As if my interest in older women wasn't enough, considering that in and of itself is already controversial.
Hmmm well are you in the USA maybe we will run into each other after all of the changes!
I'm feeling like I need to free myself to experience higher vibrational love!
Well I would certainly welcome it! I get a good vibe from you and I bet you're a pretty cool person. And attractive LoL.
I will have a partner and I know for certain who she is (I wish I could say).
But there is also another woman I wish I could be with too - and as it turns out in spirit she is actually my Guardian Angel. I don't know if that person could be with me though, because of her existing connections. My love for her may be partly because of our Past Life history and her connection as my Guardian on the other side.
And there is also my Twin Flame as well - - we aren't together and up until recently I thought she was just going to go her own way. But after these changes who knows. I feel the meaning of our meeting each other has already been resolved though.

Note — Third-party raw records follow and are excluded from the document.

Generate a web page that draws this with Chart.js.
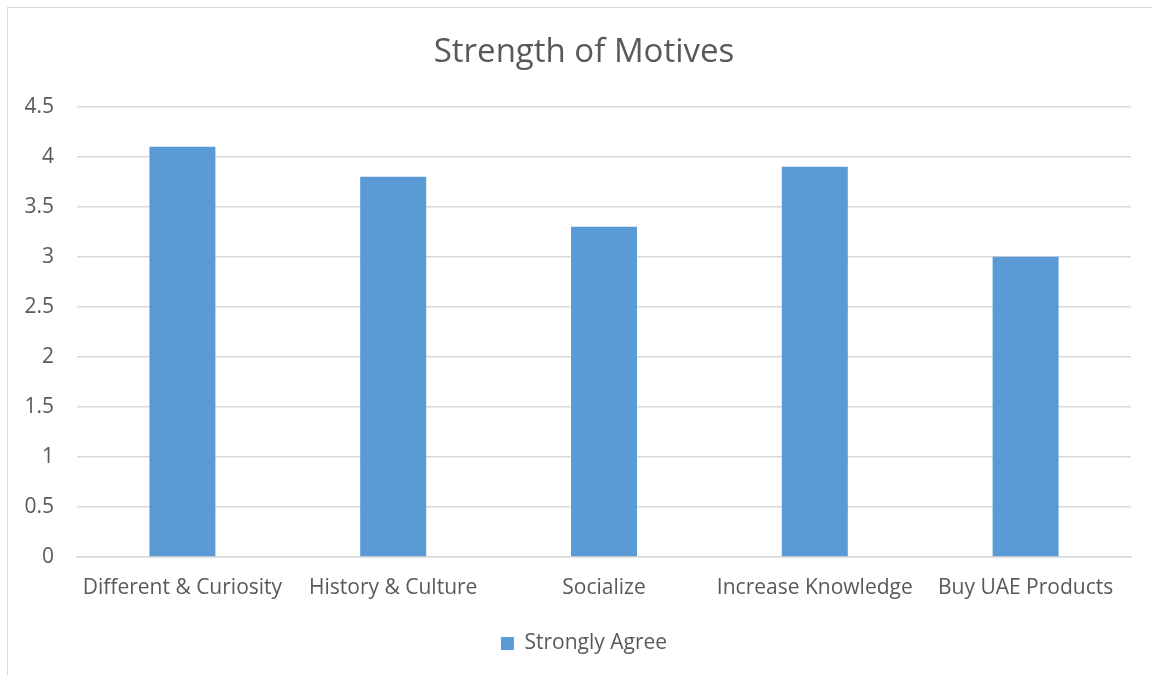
<!DOCTYPE html>
<html>
<head>
<meta charset="utf-8">
<script src="https://cdn.jsdelivr.net/npm/chart.js@4"></script>
<style>
  html, body { margin: 0; padding: 0; width: 1152px; height: 675px; overflow: hidden; background: #fff; }
  #frame { position: absolute; left: 7px; top: 7px; width: 1160px; height: 680px; border-left: 1.5px solid #d9d9d9; border-top: 1.5px solid #d9d9d9; box-sizing: border-box; }
  #wrap { position: absolute; left: 8px; top: 8px; width: 1152px; height: 675px; }
</style>
</head>
<body>
<div id="frame"></div>
<div id="wrap"><canvas id="c" width="1152" height="675"></canvas></div>
<script>
const categories = ["Different & Curiosity", "History & Culture", "Socialize", "Increase Knowledge", "Buy UAE Products"];
const seriesName = "Strongly Agree";
const values = [4.1, 3.8, 3.3, 3.9, 3.0];
const chartTitle = "Strength of Motives";

const FONT = "'Open Sans', 'Liberation Sans', sans-serif";
const TXT = "#595959";

// Center title and legend over the whole chart object (as in the office chart)
const recenter = {
  id: "recenter",
  afterLayout(chart) {
    const w = chart.width;
    [chart.titleBlock, chart.legend].forEach(b => {
      if (b) { b.left = 0; b.right = w; b.width = w; }
    });
  }
};

new Chart(document.getElementById("c"), {
  type: "bar",
  data: {
    labels: categories,
    datasets: [{
      label: seriesName,
      data: values,
      backgroundColor: "#5B9BD5",
      borderWidth: 0,
      categoryPercentage: 1.0,
      barPercentage: 0.313
    }]
  },
  plugins: [recenter],
  options: {
    responsive: false,
    animation: false,
    devicePixelRatio: 1,
    layout: { padding: { left: 0, right: 29, top: 0, bottom: 19 } },
    plugins: {
      title: {
        display: true,
        text: chartTitle,
        color: TXT,
        font: { family: FONT, size: 33, weight: "normal" },
        padding: { top: 25, bottom: 34 }
      },
      legend: {
        display: true,
        position: "bottom",
        labels: {
          color: TXT,
          font: { family: FONT, size: 21 },
          boxWidth: 13,
          boxHeight: 13,
          padding: 10
        }
      },
      tooltip: { enabled: false }
    },
    scales: {
      x: {
        grid: { display: false, drawTicks: false },
        border: { display: true, color: "#d9d9d9", width: 1.5 },
        ticks: { color: TXT, font: { family: FONT, size: 21 }, padding: 18, maxRotation: 0, autoSkip: false },
        afterFit: (s) => { s.height = 66; }
      },
      y: {
        min: 0,
        max: 4.5,
        ticks: { stepSize: 0.5, color: TXT, font: { family: FONT, size: 21 }, padding: 23,
          callback: (v) => String(v) },
        grid: { color: "#d9d9d9", lineWidth: 1.5, drawTicks: false },
        border: { display: false },
        afterFit: (s) => { s.width = 69; }
      }
    }
  }
});
</script>
</body>
</html>
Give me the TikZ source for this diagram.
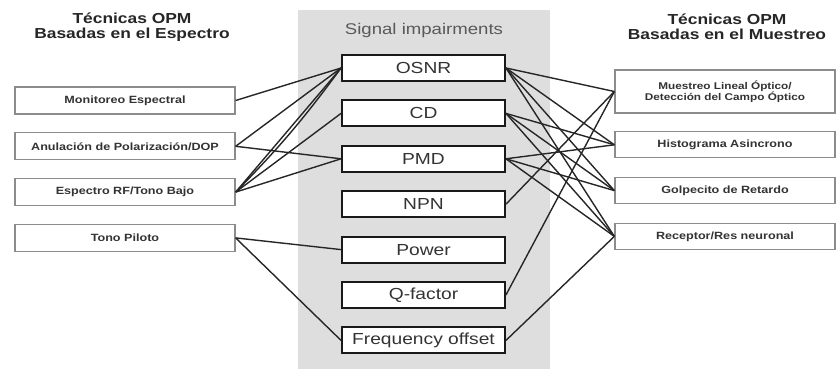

I miss her but I guess that's just the way it is, aside for our connection which I believe she could feel in some way... she was always uncomfortable with me being "too much" for her. If she came back into my life I think we may be more like brother and sister anyway.
I am both sterile and invincible to any sort of disease, but I will also live for upwards of another four hundred years since I do not age. So that means im safe to be with but I wont ever have children.
In general I feel any relationships I had would have to be open relationships, but it would work both ways, and based in equality. For me it is more like a deep friendship that is also intimate.
Rather than a commitment it is something a person would come into because of what they give, and get out of it. Its about the unconditional love, the connection, and the great experience of living and enjoying life with each other.
I don't think I would ever actually get married, to anyone, its not necessary in my opinion - a piece of paper.
I do have the concern that being connected to me might be Dangerous for anyone I loved, but because of the Changes going on I don't think those problems could be a threat for long.
I think you don't have to worry my experience request is to firstly have a polygamist relationship because of the close friendship and sisterhood I yearn to experience with the women and because I love having a sharing and compassionate spirit i wont have jealousy issues and if I could be in a family of at least 5 women I think my experience would be fulfilling and beneficial.
I have the CCR5 gene and dont worry about disease I know how to use living elements to cure ALL disease and bacterias I must have been a scientist or a geneticist because my spirit has flooded with much knowledge I never learned,
I am an electrician this life path but know things about herbal remedies and concotions like I said before my neighbors all come for natural healing and now so do the adults.
As far as fearing any harm I dont my family is all around me tonite they have 3 times the ships above my home I am very safe it is because I keep poking the dragon so to speak and have become a bit more public and outspoken and they may feel I could get in some trouble.
I am reassured although it has been a few nights since they last collected me since my playing with the device telepathically they are probably giving me time to rest I gave myself a migraine straining so much so hard then to make matters worse I tried to stretch my mind to them during meditation it didnt go so well my head hurt afterwards.
The lower dimensions are enticing and alluring, but offer no gratitude to those without the knowledge of self. Experience this and that and still no understanding. Do not come seek me out Sir Galahad Wizard, your life is a vice of lower dimensional frequencies. Just having you near me would poison my entire outlook. Good luck to your existance, it is not mine.